In other words, if material substances are only sensibilia (things that must be sensed in order to exist), they cannot then be properly said to exist when they are not being sensed. In this regard, Berkeley states: “The table I write on, I say, exists; that is, I see and feel it; and if I were out of my study I should say it existed – meaning by that that if I was in my study I might perceive it, or that some other spirit does actually perceive it. There was an odor; that is, it was smelled; there was a sound, that is to say, it was heard; a color or figure, and it was perceived by sight or touch. That is all I can understand by these and the like expressions.” Berkeley further states: “It is very obvious, upon the least inquiry into our own thoughts, to know whether it is possible for us to understand what is meant by absolute existence of sensible objects in themselves or without the mind. To me it is evident that those words mark out either a direct contradiction or else nothing at all.” He further states in the same paragraph in which the aforementioned words are contained: “It is on this therefore that I insist namely, that 'the absolute existence of unthinking things' are words without a meaning or which include a contradiction.”

Furthermore, according to Berkeley, “even if there were such a thing as matter, we could never know it, and all the things we take to be evidence for its existence could exist without it, and can be better explained without recourse to matter.” Also, where Locke would affirm that “matter is the best and simplest explanation for our sensations,” Berkeley would argue that “matter can offer no explanation at all of our sensations in the absence of an explanation of how matter can act on the mind.” Recall in any case that this was an indefatigable problem for Descartes' dualism, and it remains unresolved presently. With regard to number as well – recall Descartes' value for arithmetic truths – Berkeley further states: “That number is entirely the creature of the mind, even though the other qualities are allowed to exist without, will be evident to whoever considers that the same thing bears a different denomination of number as the mind views it with different respects.”
 
Berkeley ultimately argues then that: “All our ideas, sensations, or the things which we perceive, by whatever names they may be distinguished, are visibly inactive – there is nothing of power or agency included in them.” Collins would state in this regard: “If matter does not vanish in a cloud of empty words, it is the locus of a flagrant set of contradictions. Material substance is (for Berkeley) inert.” In other words, it is nothingness. It is non-existent. Hence, Berkeley reiterates his claim that material substances have no reality in themselves.
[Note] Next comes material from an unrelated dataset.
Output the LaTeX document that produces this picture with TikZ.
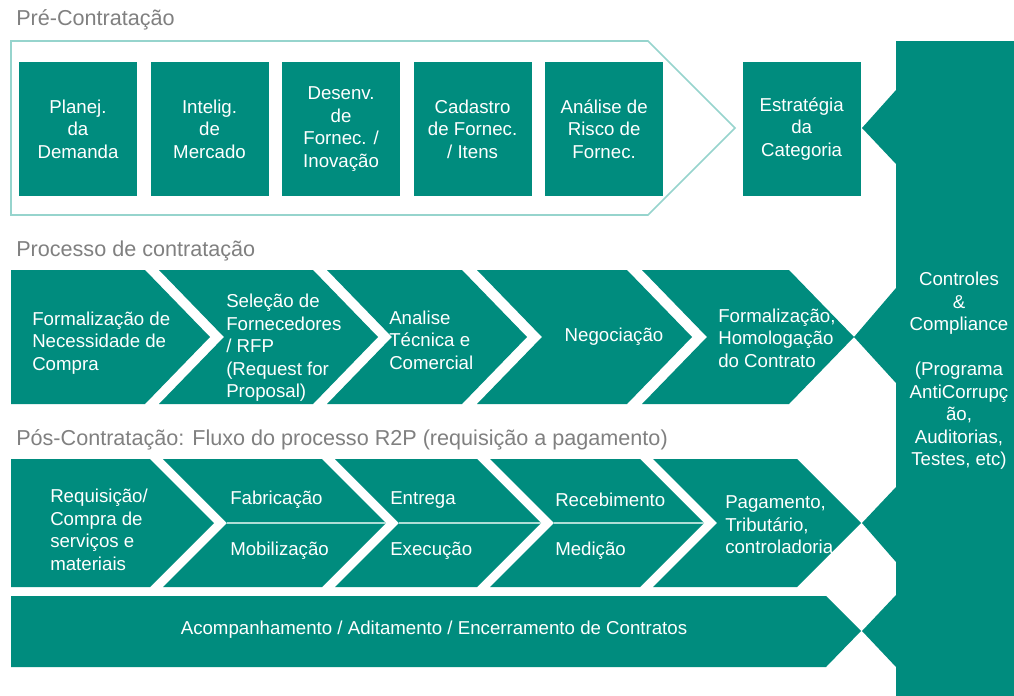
\documentclass[tikz,border=0pt]{standalone}
\usepackage{fontspec}
\setmainfont{Liberation Sans}
\usetikzlibrary{positioning}
\definecolor{tealfill}{RGB}{0,140,126}
\definecolor{tealline}{RGB}{150,212,205}
\definecolor{labelgray}{RGB}{128,128,128}
\definecolor{divline}{RGB}{175,222,215}
\begin{document}
\begin{tikzpicture}[x=0.75pt, y=-0.75pt,
    every node/.style={font=\fontsize{14}{16.9}\selectfont},
    pbox/.style={fill=tealfill, text=white, minimum width=88.5pt, minimum height=100.5pt, align=center, inner sep=0pt},
    lbl/.style={text=labelgray, anchor=base west, inner sep=0pt, font=\fontsize{16.2}{18}\selectfont},
    txt/.style={text=white, anchor=west, align=left, inner sep=0pt},
    divider/.style={draw=divline, line width=0.9pt}]
    \fill[white] (0,0) rectangle (1014,696);
    \useasboundingbox (0,0) rectangle (1014,696);

    % Pre-contratacao
    \node[lbl] (pre) at (16,26) {Pré-Contratação};
    \draw[tealline, line width=1.2pt] (11,41) -- (648,41) -- (735,128) -- (648,215) -- (11,215) -- cycle;
    \node[pbox] (b1) at (78,129) {Planej.\\da\\Demanda};
    \node[pbox, right=9.75pt of b1] (b2) {Intelig.\\de\\Mercado};
    \node[pbox, right=9.75pt of b2] (b3) {Desenv.\\de\\Fornec. /\\Inovação};
    \node[pbox, right=9.75pt of b3] (b4) {Cadastro\\de Fornec.\\/ Itens};
    \node[pbox, right=9.75pt of b4] (b5) {Análise de\\Risco de\\Fornec.};
    \node[pbox, right=59.25pt of b5] (b6) {Estratégia\\da\\Categoria};

    % controles
    \fill[tealfill] (896,41) -- (1014,41) -- (1014,696) -- (896,696) -- (896,667) -- (862,631) -- (896,595)
        -- (896,562) -- (862,523) -- (896,487) -- (896,383) -- (854,337) -- (896,288)
        -- (896,164) -- (862,128) -- (896,90) -- cycle;
    \node[text=white, align=center] (ctrl) at (959,371) {Controles\\\&\\Compliance\\[16.9pt](Programa\\AntiCorrupç\\ão,\\Auditorias,\\Testes, etc)};

    % processo de contratacao
    \node[lbl] (proc) at (16,256) {Processo de contratação};
    \fill[tealfill] (11,270) -- (145,270) -- (210,337) -- (145,404) -- (11,404) -- cycle;
    \fill[tealfill] (159,270) -- (313,270) -- (378,337) -- (313,404) -- (159,404) -- (224,337) -- cycle;
    \fill[tealfill] (327,270) -- (462,270) -- (527,337) -- (462,404) -- (327,404) -- (392,337) -- cycle;
    \fill[tealfill] (477,270) -- (627,270) -- (692,337) -- (627,404) -- (477,404) -- (542,337) -- cycle;
    \fill[tealfill] (642,270) -- (789,270) -- (854,337) -- (789,404) -- (642,404) -- (707,337) -- cycle;
    \node[txt] (p1) at (32,343) {Formalização de\\Necessidade de\\Compra};
    \node[txt] (p2) at (226,348) {Seleção de\\Fornecedores\\/ RFP\\(Request for\\Proposal)};
    \node[txt] (p3) at (389,340) {Analise\\Técnica e\\Comercial};
    \node[text=white] (p4) at (614,337) {Negociação};
    \node[txt] (p5) at (718,338) {Formalização,\\Homologação\\do Contrato};

    % pos-contratacao
    \node[lbl] (pos) at (16,445) {Pós-Contratação: Fluxo do processo R2P (requisição a pagamento)};
    \fill[tealfill] (11,459) -- (150,459) -- (214,523) -- (150,587) -- (11,587) -- cycle;
    \fill[tealfill] (163,459) -- (322,459) -- (386,523) -- (322,587) -- (163,587) -- (227,523) -- cycle;
    \fill[tealfill] (335,459) -- (477,459) -- (541,523) -- (477,587) -- (335,587) -- (399,523) -- cycle;
    \fill[tealfill] (490,459) -- (640,459) -- (704,523) -- (640,587) -- (490,587) -- (554,523) -- cycle;
    \fill[tealfill] (653,459) -- (797,459) -- (861,523) -- (797,587) -- (653,587) -- (717,523) -- cycle;
    \draw[divider] (227,523) -- (386,523);
    \draw[divider] (399,523) -- (541,523);
    \draw[divider] (554,523) -- (704,523);
    \node[txt] (q1) at (50,530) {Requisição/\\Compra de\\serviços e\\materiais};
    \node[txt] (q2a) at (230,500) {Fabricação};
    \node[txt] (q2b) at (230,551) {Mobilização};
    \node[txt] (q3a) at (390,500) {Entrega};
    \node[txt] (q3b) at (390,551) {Execução};
    \node[txt] (q4a) at (555,500) {Recebimento};
    \node[txt] (q4b) at (555,551) {Medição};
    \node[txt] (q5) at (725,525) {Pagamento,\\Tributário,\\controladoria};

    % acompanhamento
    \fill[tealfill] (11,596) -- (826,596) -- (861,631) -- (826,667) -- (11,667) -- cycle;
    \node[text=white] (acomp) at (434,630) {Acompanhamento / Aditamento / Encerramento de Contratos};
\end{tikzpicture}
\end{document}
The subsequent will inquire into whether he makes a successful argument. In this regard, Collins states: “The success of Berkeley's argument depends upon the soundness of the commonly held seventeenth-century thesis concerning the subjectivity of the secondary qualities. The Galilean doctrine on secondary and primary qualities was methodologically useful for securing the mathematical interpretation of the material world, but the progressive empiricist criticism revealed its inadequacy as a general philosophical tool. After Berkeley's critique, the problem of secondary and primary qualities became a peripheral one, since non-mathematical principles of interpretation came to the fore.”

Furthermore, Collins states: “Berkeley sacrifices matter and yet retains the more basic Lockean conception of the philosophical method and its object, the idea.” In other words, he reduces the problem concerning matter to “a problem concerning perception.” “Hence Berkeley proves, not that the idea is the only sensible existent, but that a starting point in the analysis of ideas can tell nothing about the act of existing exercised by material things.” Also, the aforementioned equation of secondary and primary qualities underpins the categorical subjectivity of material substances and firmly fixes them as mind-dependent. Based on these reasons, I assert that Berkeley makes a successful argument against materialism, here defined as “the view that mind-independent material objects exist.”